Has he lost his mind? Not at all. It’s quite clearly the political horse he intends to ride to a 12-seat faction in the next Knesset, and he ain’t getting off. He offered a few scandalous quotes which have made waves in Israel’s media—secular and religious alike—over the past few years. They all come from one school: the flagship pre-military preparatory yeshiva in Eli, where several Rabbis were caught on tape wrapping truthful Torah concepts with coarse xenophobic and misogynistic language, presumably to come across as “cool” to their students.
Those unfortunate statements comprised Liberman’s entire case for the Hardali plot against democratic Israel.
You can take the boy out of Kishinev, but you’ll never take Kishinev out of Evet Lvovich Liberman. There’s an anti-Semitic panic there, deep inside the man, born in a land with much more snow over much longer parts of the year.
And since Liberman is an exceedingly clever man, he should be able to capitalize on the same anti-Semitic panic inherent in about 10% of the Jews in Israel. It’s only been tried once before, with enormous success, by MK Yair Lapid’s late father, Tommy, a gifted journalist who went into politics late in life and in 2003 carried 15 Knesset seats with a crude, even brutal anti-Semitic message, which he concealed, Like Liberman as an effort to rid Israel of halachic repression.
Liberman told his IDC audience: “We will demand in the next government to disconnect the education ministry from the pre-military preparatory programs.
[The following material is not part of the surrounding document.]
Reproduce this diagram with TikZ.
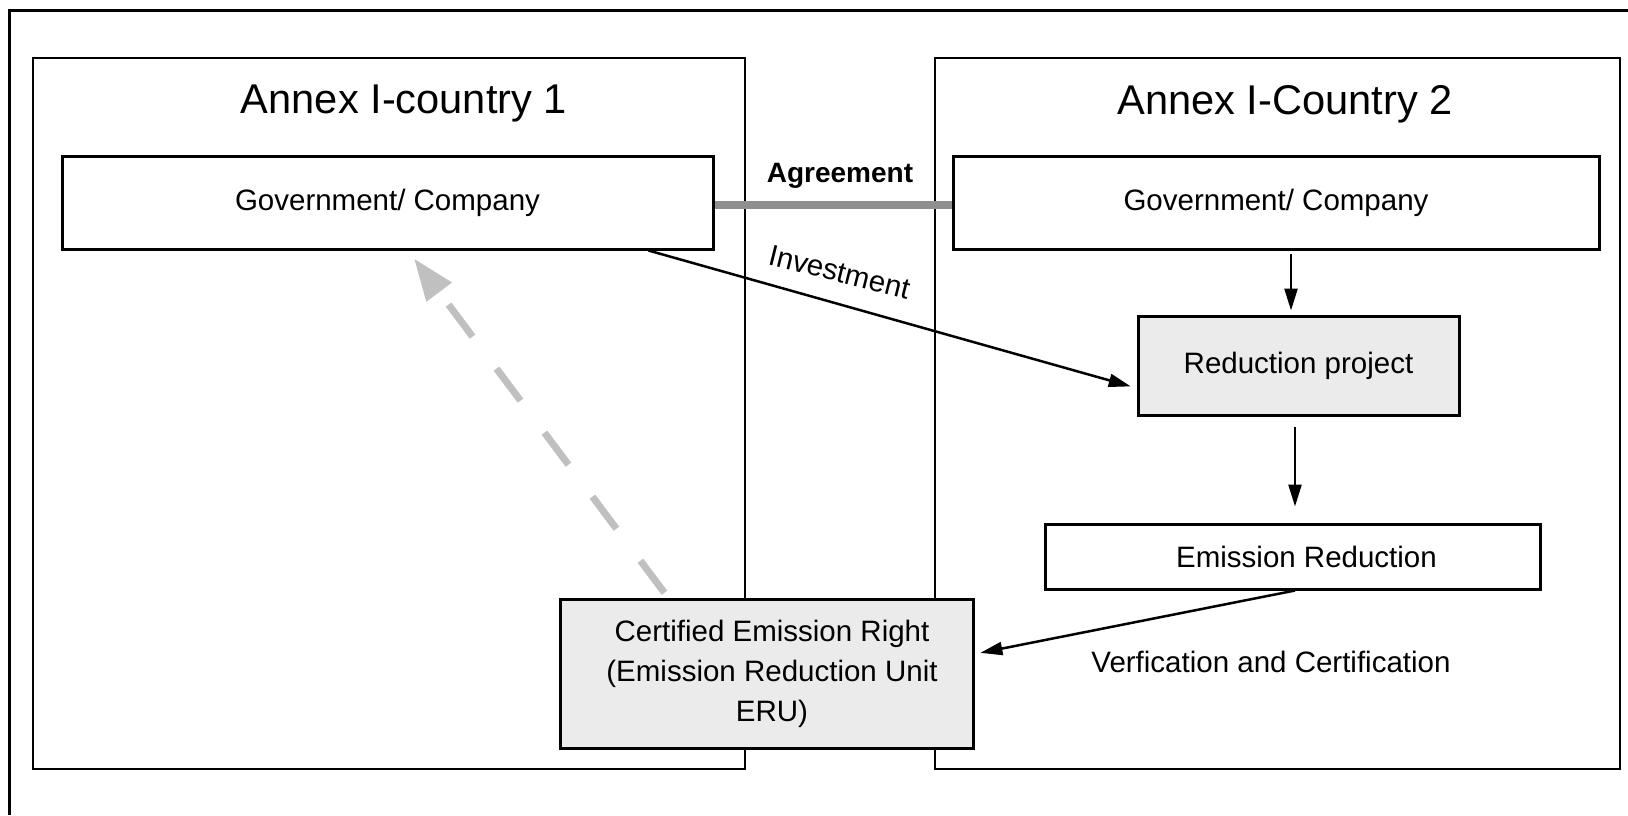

This duality, the subordination of the preparatory programs to the education ministry, with all the rabbis, and the defense ministry – it cannot continue. The preparatory courses must be on an axis between the defense ministry and the IDF. We must sever by law between the preparatory courses and the education ministry, which has become completely Hardali, especially with [education minister] Rabbi Peretz (Righwing Union) going there.”
That’s two rabbis in one paragraph, and neither reference (“with all the rabbis”) is especially favorable.
Education minister in Netanyahu’s transitional government, Rafi Peretz, announced in response on Twitter: “There is no educational project that has contributed to the army and to the state like the pre-military preparatory programs. As one of the founders of [preparatory academy] Atzmona, who raised thousands of boys to contribute and volunteer for the state, I say to Liberman: Let us go, your time has passed. These are the death throes of your career. While society needs unity and the healing of rifts, you only fan the flames and deepen the polarization.”
MK Ofir Sofer (Rightwing Union) asked, following Liberman’s remarks: “Evet, when in your life have you seen the blood of the dead and the wounded, that you dare to produce such lowly headlines?”
As a new immigrant from the Moldovan Republic, Liberman served for only a year in the IDF, in the administrative staff of the military government in Hebron, and later on, in his reserves service, as member of the artillery corps. Popular rumors in Israel that he did his military service working the counter at a canteen have not been substantiated.